Thursday, September 11, 2008


So why is the Sarah Palin thing working right now? I keep thinking it has something to do with the way popular culture interacts with national anxiety in uncertain times in America -- we don't want to examine the uncertainty, we want to escape from it. (Politics is a subset of popular culture these days, isn't it?)

Gary Giddins:

...never was escapist entertainment needed more than during the Depression. Hollywood rose to the occasion. As the wolf settled in for a lengthy stay, entertainment provided solace and balm.... [People] wanted magic and romance and novelty; stories with happy endings and a chastened wolf.

Dave Marsh:

The Beatles have always had an intimate connection to the JFK assassination. He was shot the week before Thanksgiving 1963. By February 1964, the Beatles were number one in the national charts and the climactic appearance on Ed Sullivan's TV show occurred. Even Brian Epstein (the manager of the Beatles) believed the Kennedy assassination helped their rise -- the Beatles appeared to bind our wounds with their messages of joy and handholding...

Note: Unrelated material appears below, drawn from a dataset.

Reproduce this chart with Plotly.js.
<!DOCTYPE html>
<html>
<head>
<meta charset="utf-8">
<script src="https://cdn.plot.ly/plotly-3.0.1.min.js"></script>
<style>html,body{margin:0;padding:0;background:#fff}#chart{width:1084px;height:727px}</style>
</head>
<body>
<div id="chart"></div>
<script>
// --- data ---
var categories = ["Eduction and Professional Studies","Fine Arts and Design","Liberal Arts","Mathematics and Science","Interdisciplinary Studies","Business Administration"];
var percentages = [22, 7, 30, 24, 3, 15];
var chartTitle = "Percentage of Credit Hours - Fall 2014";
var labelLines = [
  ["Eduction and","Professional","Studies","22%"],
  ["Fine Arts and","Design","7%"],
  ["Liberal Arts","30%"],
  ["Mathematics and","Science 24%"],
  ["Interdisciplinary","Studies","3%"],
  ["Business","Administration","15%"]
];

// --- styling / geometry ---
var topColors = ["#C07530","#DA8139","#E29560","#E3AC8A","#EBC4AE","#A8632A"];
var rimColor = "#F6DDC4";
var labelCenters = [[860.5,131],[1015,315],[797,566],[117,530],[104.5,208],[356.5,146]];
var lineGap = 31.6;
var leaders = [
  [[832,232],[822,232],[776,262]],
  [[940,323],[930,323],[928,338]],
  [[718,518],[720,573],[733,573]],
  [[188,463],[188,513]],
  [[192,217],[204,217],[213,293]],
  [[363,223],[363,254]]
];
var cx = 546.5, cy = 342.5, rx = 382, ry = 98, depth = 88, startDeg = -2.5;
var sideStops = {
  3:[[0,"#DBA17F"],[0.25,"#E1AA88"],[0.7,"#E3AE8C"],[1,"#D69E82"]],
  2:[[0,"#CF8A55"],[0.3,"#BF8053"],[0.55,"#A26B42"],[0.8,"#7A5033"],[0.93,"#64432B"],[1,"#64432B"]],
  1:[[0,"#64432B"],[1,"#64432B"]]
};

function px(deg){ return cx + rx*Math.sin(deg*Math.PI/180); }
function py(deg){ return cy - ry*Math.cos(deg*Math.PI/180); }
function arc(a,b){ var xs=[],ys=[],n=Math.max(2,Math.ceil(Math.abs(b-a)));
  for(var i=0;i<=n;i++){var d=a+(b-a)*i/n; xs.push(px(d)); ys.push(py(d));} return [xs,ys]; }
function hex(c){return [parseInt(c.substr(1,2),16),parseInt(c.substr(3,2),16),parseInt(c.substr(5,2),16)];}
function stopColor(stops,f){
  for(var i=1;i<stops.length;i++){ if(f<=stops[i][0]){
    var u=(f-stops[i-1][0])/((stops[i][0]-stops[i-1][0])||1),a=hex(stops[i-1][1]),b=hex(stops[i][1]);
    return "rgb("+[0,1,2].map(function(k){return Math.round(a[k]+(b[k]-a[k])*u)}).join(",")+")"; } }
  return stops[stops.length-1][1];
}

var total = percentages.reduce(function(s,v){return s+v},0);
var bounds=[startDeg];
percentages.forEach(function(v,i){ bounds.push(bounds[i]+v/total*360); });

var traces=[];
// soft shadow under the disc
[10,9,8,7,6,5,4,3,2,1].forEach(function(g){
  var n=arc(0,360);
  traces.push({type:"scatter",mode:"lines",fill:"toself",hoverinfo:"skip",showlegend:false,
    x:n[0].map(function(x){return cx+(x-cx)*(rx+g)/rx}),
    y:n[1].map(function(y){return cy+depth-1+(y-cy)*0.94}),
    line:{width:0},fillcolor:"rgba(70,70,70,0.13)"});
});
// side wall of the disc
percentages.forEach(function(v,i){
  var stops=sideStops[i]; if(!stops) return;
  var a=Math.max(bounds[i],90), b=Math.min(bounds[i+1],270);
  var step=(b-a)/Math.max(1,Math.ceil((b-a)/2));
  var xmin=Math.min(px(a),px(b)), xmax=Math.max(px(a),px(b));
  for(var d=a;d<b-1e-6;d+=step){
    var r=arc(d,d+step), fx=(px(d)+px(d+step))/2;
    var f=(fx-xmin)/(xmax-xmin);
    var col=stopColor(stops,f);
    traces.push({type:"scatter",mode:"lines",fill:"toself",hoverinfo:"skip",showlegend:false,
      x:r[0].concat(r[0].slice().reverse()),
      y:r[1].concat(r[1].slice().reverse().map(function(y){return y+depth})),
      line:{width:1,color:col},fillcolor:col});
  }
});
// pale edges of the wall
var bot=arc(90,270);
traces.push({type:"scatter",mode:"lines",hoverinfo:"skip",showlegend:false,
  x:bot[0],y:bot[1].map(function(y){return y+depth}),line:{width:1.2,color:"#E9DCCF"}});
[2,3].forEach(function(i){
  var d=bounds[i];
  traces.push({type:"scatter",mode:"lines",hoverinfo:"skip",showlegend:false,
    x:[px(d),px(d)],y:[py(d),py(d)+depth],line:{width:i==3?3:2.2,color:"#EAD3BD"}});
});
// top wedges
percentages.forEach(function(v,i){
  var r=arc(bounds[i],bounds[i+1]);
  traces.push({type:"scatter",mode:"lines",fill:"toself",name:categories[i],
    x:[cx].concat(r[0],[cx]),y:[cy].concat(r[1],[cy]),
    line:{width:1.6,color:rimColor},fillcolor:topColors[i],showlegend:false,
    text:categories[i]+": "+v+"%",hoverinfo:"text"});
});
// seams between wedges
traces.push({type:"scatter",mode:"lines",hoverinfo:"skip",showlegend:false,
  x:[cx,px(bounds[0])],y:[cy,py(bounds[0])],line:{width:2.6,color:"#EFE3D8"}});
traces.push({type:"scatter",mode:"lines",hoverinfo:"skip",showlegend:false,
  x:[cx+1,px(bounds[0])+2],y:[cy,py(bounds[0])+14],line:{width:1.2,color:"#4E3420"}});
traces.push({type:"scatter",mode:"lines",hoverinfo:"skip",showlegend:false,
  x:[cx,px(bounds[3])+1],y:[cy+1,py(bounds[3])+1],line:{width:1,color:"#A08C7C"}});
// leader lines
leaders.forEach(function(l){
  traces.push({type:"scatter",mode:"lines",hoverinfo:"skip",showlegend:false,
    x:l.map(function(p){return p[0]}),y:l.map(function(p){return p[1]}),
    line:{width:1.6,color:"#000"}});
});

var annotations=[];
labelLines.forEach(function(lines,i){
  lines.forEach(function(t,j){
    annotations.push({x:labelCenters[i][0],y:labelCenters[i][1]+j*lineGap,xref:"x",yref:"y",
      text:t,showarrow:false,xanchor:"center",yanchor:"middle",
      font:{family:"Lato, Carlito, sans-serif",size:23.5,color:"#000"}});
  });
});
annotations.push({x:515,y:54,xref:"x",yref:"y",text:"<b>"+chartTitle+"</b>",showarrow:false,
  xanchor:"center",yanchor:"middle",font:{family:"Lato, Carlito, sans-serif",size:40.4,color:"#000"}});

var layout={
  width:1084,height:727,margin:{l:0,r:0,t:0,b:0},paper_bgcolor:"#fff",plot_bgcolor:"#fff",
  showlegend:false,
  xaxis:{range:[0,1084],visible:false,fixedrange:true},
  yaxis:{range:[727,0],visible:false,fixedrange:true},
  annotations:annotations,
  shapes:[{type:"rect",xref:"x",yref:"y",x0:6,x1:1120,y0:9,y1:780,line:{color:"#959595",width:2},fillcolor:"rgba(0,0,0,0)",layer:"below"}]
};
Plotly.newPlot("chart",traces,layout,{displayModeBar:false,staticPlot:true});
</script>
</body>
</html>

Disco demolished punk on the U.S. charts in the Stagflation 1970s; the quintessential life-is-a-cabaret disco song, "Good Times" by Chic, hit #1 in mid-August 1979, in the midst of an oil crisis set off by the Iranian revolution, and just about a month after Jimmy Carter's "malaise" speech.

And now we have Sarah Palin. She's plucky escapism with no substance -- a Shirley Temple movie for the current age of anxiety. She's never, ever downbeat -- never somber, never even melodramatic. It's all cheery and perky and spunky.

Earlier in the year, Barack Obama, like Bill Clinton in 1992, made people feel good even as he castigated those responsible for the status quo -- but recently, responding to calls for more substance, he's become more and more dour, less inspiring and uplifting. Apart from the Democratic convention, he's been reluctant to do big tent-revival speeches lately.

Obama needs to make people not just angry but hopeful again. (As I've said, I think he should bring back the big speeches, which bring out the best in him.) Meanwhile, Sarah Palin is the feel-good hit of the (late) summer (and counting).